Recent election gains show Asian American voters’ power surge
From his new perch in Washington, Ted Lieu has suffered through an East Coast winter and other confounding indignities of life as a freshman member of the House from the party out of power. No matter, he says; he learned from his predecessor, the 40-year member Henry Waxman, that influence will be marked in years and decades, not the three months Lieu has spent in the capital.
For one of Lieu’s bases of support, however, a far swifter assertion of power is underway. The Torrance Democrat’s victory in November’s election was only one sign of the surge in importance of Asian American voters and Asian American politicians.
On the same night Lieu won Waxman’s seat, John Chiang claimed the job of state treasurer after two terms as controller. Betty Yee, a member of the state Board of Equalization, took over as controller. Fiona Ma, a former member of the Assembly, won a seat on the tax board.
Two months later in Orange County, the Board of Supervisors became majority Asian American after a special election. In San Francisco, state Atty. Gen. Kamala Harris is mounting her campaign for a U.S. Senate seat that will be open in 2016. Harris, the daughter of an Indian mother and Jamaican father, would be the first woman of Asian heritage — and the first African American — to serve as a senator from California.
“We’ve steadily been making gains,” Lieu said with a laugh about the growing numbers of Asian American representatives. “We’re not going backwards.”
Some of the power of Asian American voters stems from their growth spurt — they were the fastest-growing ethnic group in the last U.S. census. Like Latinos before them, they are rapidly diversifying the electorate in a state where the divisions used to be binary, between black and white. And their growth in California presages growth elsewhere in the nation.
But they present a tantalizing prospect for both parties, because so far they have shown less tendency to formalize their political alliances than other racial or ethnic groups. A USC Dornsife/Los Angeles Times poll taken last month showed that 40% of Asian Americans were nonpartisan voters, 35% were Democrats and 17% Republicans. Among Latinos, by contrast, only 24% were registered as nonpartisans, while the majority were Democrats. (Only 21% of white voters were nonpartisan.)

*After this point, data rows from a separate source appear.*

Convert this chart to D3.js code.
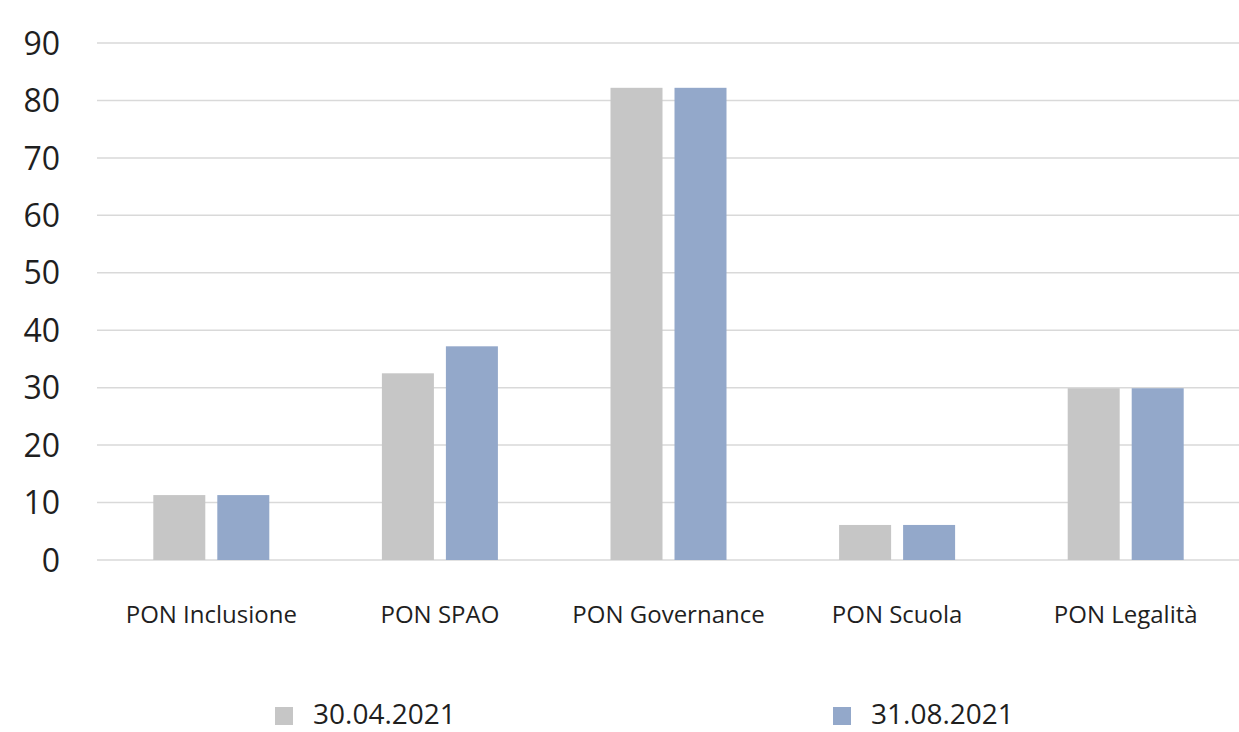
<!DOCTYPE html>
<html>
<head>
<meta charset="utf-8">
<script src="https://cdn.jsdelivr.net/npm/d3@7"></script>
<style>
html,body{margin:0;padding:0;background:#fff;overflow:hidden;}
svg{display:block;font-family:"Open Sans",sans-serif;}
</style>
</head>
<body>
<svg id="chart" width="1239" height="732"></svg>
<script>
const categories = ["PON Inclusione","PON SPAO","PON Governance","PON Scuola","PON Legalità"];
const seriesNames = ["30.04.2021","31.08.2021"];
const values0 = [11.3, 32.5, 82.2, 6.1, 29.9];
const values1 = [11.3, 37.2, 82.2, 6.1, 29.9];
const yTicks = [0,10,20,30,40,50,60,70,80,90];
const colors = ["#c6c6c6","#93a8ca"];

const svg = d3.select("#chart");
const x0 = d3.scaleBand().domain(categories).range([97,1240]).padding(0);
const inner = 116;
const x1 = d3.scaleBand().domain(seriesNames)
  .range([(x0.bandwidth()-inner)/2,(x0.bandwidth()+inner)/2])
  .paddingInner(0.1875).paddingOuter(0);
const y = d3.scaleLinear().domain([0,90]).range([560,43]);

// gridlines
svg.append("g").selectAll("line").data(yTicks).join("line")
  .attr("x1",97).attr("x2",1239)
  .attr("y1",d=>y(d)).attr("y2",d=>y(d))
  .attr("stroke","#d9d9d9").attr("stroke-width",1.5);

// y axis labels
const yAxis = d3.axisLeft(y).tickValues(yTicks).tickSize(0).tickPadding(0);
const yg = svg.append("g").attr("transform","translate(60,0)").call(yAxis);
yg.select(".domain").remove();
yg.selectAll("text").attr("font-size","32px").attr("fill","#1f1f1f")
  .attr("font-family","'Open Sans',sans-serif").attr("dy","0.35em");

// bars
const data = categories.map((c,i)=>({cat:c, vals:[values0[i],values1[i]]}));
const groups = svg.append("g").selectAll("g").data(data).join("g")
  .attr("transform",d=>`translate(${x0(d.cat)},0)`);
groups.selectAll("rect").data(d=>d.vals.map((v,j)=>({s:seriesNames[j],v,j})))
  .join("rect")
  .attr("x",d=>x1(d.s)).attr("width",x1.bandwidth())
  .attr("y",d=>y(d.v)).attr("height",d=>y(0)-y(d.v))
  .attr("fill",d=>colors[d.j]);

// x axis labels
const xAxis = d3.axisBottom(x0).tickSize(0).tickPadding(0);
const xg = svg.append("g").call(xAxis);
xg.select(".domain").remove();
xg.selectAll("text").attr("font-size","24px").attr("fill","#1f1f1f")
  .attr("font-family","'Open Sans',sans-serif").attr("y",623).attr("dy",0);

// legend
const legendX = [275,833];
const lg = svg.append("g").selectAll("g").data(seriesNames).join("g")
  .attr("transform",(d,i)=>`translate(${legendX[i]},0)`);
lg.append("rect").attr("x",0).attr("y",707).attr("width",18).attr("height",18)
  .attr("fill",(d,i)=>colors[i]);
lg.append("text").attr("x",38).attr("y",724).text(d=>d)
  .attr("font-size","28px").attr("fill","#1f1f1f");
</script>
</body>
</html>
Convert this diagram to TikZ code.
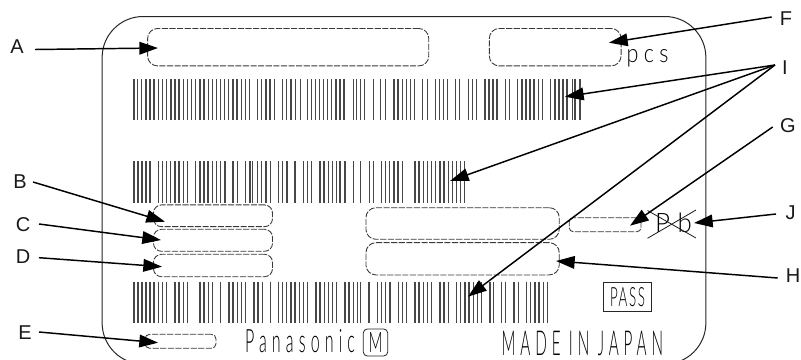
\documentclass[tikz,border=0pt]{standalone}
\usepackage{fontspec}
\usepackage{graphicx}
\setmainfont{Liberation Sans}
\newfontfamily\thinfont[LetterSpace=12]{Lato Light}
\newfontfamily\widefont[LetterSpace=32]{Lato Light}
\usetikzlibrary{arrows.meta}
\newlength\pxu
\setlength\pxu{0.75pt}
\newcommand{\fitbox}[3]{\resizebox{#1\pxu}{#2\pxu}{\thinfont #3}}
\newcommand{\fitwide}[3]{\resizebox{#1\pxu}{#2\pxu}{\widefont #3}}
\tikzset{
  lbl/.style={inner sep=0pt,font=\fontsize{15}{17}\selectfont,text=black!90},
  ptr/.style={line width=1.1pt,-{Triangle[length=14pt,width=9.5pt]},black},
  dbox/.style={draw=black!78,line width=.65pt,dash pattern=on 4.6pt off 1.1pt,inner sep=0pt,outer sep=0pt,rectangle},
  frame/.style={draw=black!85,line width=.75pt,inner sep=0pt,rectangle,minimum width=452.8pt,minimum height=260.6pt,rounded corners=30.75pt},
  barline/.style={draw=black!72,line width=.82pt},
  cross/.style={draw=black!90,line width=.6pt},
  txt/.style={inner sep=0pt,outer sep=0pt,text=black},
  tag/.style={draw=black!85,line width=.6pt,inner sep=0pt,rectangle}
}
\begin{document}
\begin{tikzpicture}[x=0.75pt,y=-0.75pt]
\useasboundingbox (0,0) rectangle (801,360);
\begin{scope}
\clip (0,0) rectangle (801,360);
\node[frame] (outer) at (404,190.25) {};
\end{scope}
% barcodes
\foreach \z in {12,23,35,48,60,72,86,98,110,123,135,147,160,172,185,197,210,222,235,247,259,271,284,296,309,321,334,347,359,383,395,408,420,433,458,470,483,497,512,532,545,557,568,580,593,605,618,630,642,670,680}
  \draw[barline] ({130+\z/3},79) -- ({130+\z/3},120.5);
\foreach \z in {2,14,40,62,77,102,114,127,140,152,164,188,202,226,238,251,263,287,299,325,337,350,375,387,399,411,436,449,473,486,498,510,522,535,547,572,585,597,609,621,638,645,660}
  \draw[barline] ({360+\z/3},79) -- ({360+\z/3},120.5);
\foreach \z in {12,24,36,48,60,85,97,109,122,135,147,160,172,197,210,222,234,247,259,272,285,309,322,347,360,368,382,395,408,421,446,458,471,495,520,532,545,570,582,595,607,620,630,645,670}
  \draw[barline] ({130+\z/3},161.5) -- ({130+\z/3},203);
\foreach \z in {2,28,40,65,77,89,102,114,127,165,177,190,202,215,227,240,252,265,277,290,302,314}
  \draw[barline] ({360+\z/3},161.5) -- ({360+\z/3},203);
\foreach \z in {12,24,36,48,60,72,85,97,110,135,147,160,172,210,222,235,247,272,297,309,322,334,347,372,384,397,421,446,458,470,483,495,508,520,532,558,570,583,595,607,620,645,657,670,682}
  \draw[barline] ({130+\z/3},281.5) -- ({130+\z/3},322.5);
\foreach \z in {2,27,52,65,77,90,115,127,140,165,177,190,202,215,240,252,265,290,302,315,327,340,352,365,390,400,425,437,462,475,500,512,525,537,550,562}
  \draw[barline] ({360+\z/3},281.5) -- ({360+\z/3},322.5);
% dashed fields
\node[dbox,minimum width=210.9pt,minimum height=28.1pt,rounded corners=7.5pt] (bA) at (288.2,47.2) {};
\node[dbox,minimum width=98.8pt,minimum height=28.1pt,rounded corners=7.5pt] (bF) at (555.2,47.2) {};
\node[dbox,minimum width=89.25pt,minimum height=16.3pt,rounded corners=6pt] (bB) at (213,215.8) {};
\node[dbox,minimum width=89.25pt,minimum height=16.5pt,rounded corners=6pt] (bC) at (213,240.3) {};
\node[dbox,minimum width=89.25pt,minimum height=16.8pt,rounded corners=6pt] (bD) at (213,265.5) {};
\node[dbox,minimum width=53.25pt,minimum height=10.5pt,rounded corners=3.5pt] (bE) at (180.5,341.3) {};
\node[dbox,minimum width=145pt,minimum height=23.7pt,rounded corners=7.5pt] (bP) at (462.6,223.5) {};
\node[dbox,minimum width=145pt,minimum height=24.2pt,rounded corners=7.5pt] (bH) at (462.6,258.8) {};
\node[dbox,minimum width=53.8pt,minimum height=10.5pt,rounded corners=3pt] (bG) at (605.1,224.7) {};
% printed text
\node[txt] (pcs) at (647.5,58.5) {\fitwide{42}{13}{p\hspace{.25em}c\hspace{.25em}s}};
\node[txt,anchor=south west] (pana) at (245,353) {\fitwide{110}{23}{Panasonic}};
\node[tag,minimum width=18.3pt,minimum height=20.25pt,rounded corners=3pt] (mbox) at (375.5,342.5) {};
\node[txt] (mark) at (mbox) {\fitbox{14}{20}{M}};
\node[txt,anchor=south west] (made) at (501.7,356) {\fitwide{161.3}{24.3}{MADE\hspace{.55em}IN\hspace{.55em}JAPAN}};
\node[tag,minimum width=36.3pt,minimum height=21.2pt] (passbox) at (627.5,296.8) {};
\node[txt] (pass) at (passbox) {\fitbox{35}{19}{PASS}};
\node[txt,anchor=south west] (pb) at (655,232.5) {\fitbox{37}{19.5}{P\hspace{.3em}b}};
\coordinate (x1) at (647.5,238.3); \coordinate (x2) at (696,210);
\coordinate (x3) at (647.5,210.5); \coordinate (x4) at (696,238);
\draw[cross] (x1) -- (x2);
\draw[cross] (x3) -- (x4);
% labels
\node[lbl] (A) at (17,47) {A};
\node[lbl] (B) at (20,182) {B};
\node[lbl] (C) at (23,225) {C};
\node[lbl] (D) at (23,257) {D};
\node[lbl] (E) at (25,333) {E};
\node[lbl] (F) at (786,19) {F};
\node[lbl] (I) at (785,68) {I};
\node[lbl] (G) at (788,126) {G};
\node[lbl] (J) at (790.7,213) {J};
\node[lbl] (H) at (793,276) {H};
% arrow ends
\coordinate (tA) at (35,49.5);  \coordinate (hA) at (158,48);
\coordinate (tB) at (33,182);   \coordinate (hB) at (165,221.7);
\coordinate (tC) at (39,224);   \coordinate (hC) at (161,240);
\coordinate (tD) at (39,257.7); \coordinate (hD) at (162,266.7);
\coordinate (tE) at (39,332);   \coordinate (hE) at (158,342.7);
\coordinate (tF) at (771.7,17); \coordinate (hF) at (609,42.7);
\coordinate (tI) at (775,65);
\coordinate (hI1) at (565,96.7); \coordinate (hI2) at (450,181); \coordinate (hI3) at (468,296.7);
\coordinate (tG) at (772.7,127); \coordinate (hG) at (630,225.7);
\coordinate (tJ) at (776,214);  \coordinate (hJ) at (694,223);
\coordinate (tH) at (777.7,278); \coordinate (hH) at (556,261);
\draw[ptr] (tA) -- (hA);
\draw[ptr] (tB) -- (hB);
\draw[ptr] (tC) -- (hC);
\draw[ptr] (tD) -- (hD);
\draw[ptr] (tE) -- (hE);
\draw[ptr] (tF) -- (hF);
\draw[ptr] (tI) -- (hI1);
\draw[ptr] (tI) -- (hI2);
\draw[ptr] (tI) -- (hI3);
\draw[ptr] (tG) -- (hG);
\draw[ptr] (tJ) -- (hJ);
\draw[ptr] (tH) -- (hH);
\end{tikzpicture}
\end{document}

The rise of Asian American voters has spurred the same arguments that Republicans have long made about Latinos — that they are culturally conservative, share business-oriented values and should be our voters. But they’re not.
In the 2012 election, exit polls showed 73% of Asian Americans nationally backed President Obama, a click higher than the 71% of Latinos who sided with him and more than double the percentage of Asian Americans who backed a Democrat for president 20 years earlier.
Certainly there are differences within the complicated mix. Voters of Vietnamese heritage — like Cubans in the Latino mix — are more likely to be Republican. But the voters share far more similarities, according to Karthick Ramakrishnan, a UC Riverside professor of public policy who has researched and conducted polls about them.
“There’s language diversity, religious diversity. There are elements in which they are distinct from one another, but in terms of political orientation there’s more commonality than you might think,” he said.
Asian American voters, for example, support the president’s healthcare plan and actions meant to protect immigrants in the country illegally — two issues that, as with Latino voters, distance them from many Republicans.
Another element driving Asian American voters from the GOP is the party’s vocal embrace of Christianity — which strikes the ears of some Hindus and others as exclusionary.
“All of this Christian conservative talk and morality politics alienates them,” Ramakrishnan said.
Neel Kashkari, the 2014 Republican gubernatorial nominee, who is of Indian heritage, served as an example that the party is trying to diversify. But he found a place on the ballot only because the party had no other establishment candidates to sacrifice to the expected reelection of Democrat Jerry Brown.
To the extent that optimism breeds alliances, Brown’s tenure in Sacramento could prove a boon to Democrats. The USC Dornsife/ Los Angeles Times poll found that 71% of Asian American voters approved of Brown, higher than both Latinos and whites. (There were not enough black voters to separate out.)
Asian American voters were also far more optimistic about the economy and about the odds facing their own generation and the next — providing grist for Democrats who will contend that gains under a Democratic president and governor would be extended under successors from the same party. (Hillary Rodham Clinton, like her husband, Bill, is widely popular among Asian Americans.)
Lieu has already endorsed Clinton’s unannounced campaign. He is proud of the role that Asian American voters are playing: “Diversity is what has made our country strong, and it will continue to make our country strong.” But he also makes clear that he represents everyone in his district.
“The issues to me are not very different,” he said. “I believe when you move the American family forward, you also move the Asian American family forward. Issues such as job growth, education, healthcare — they are all very similar issues across the board.”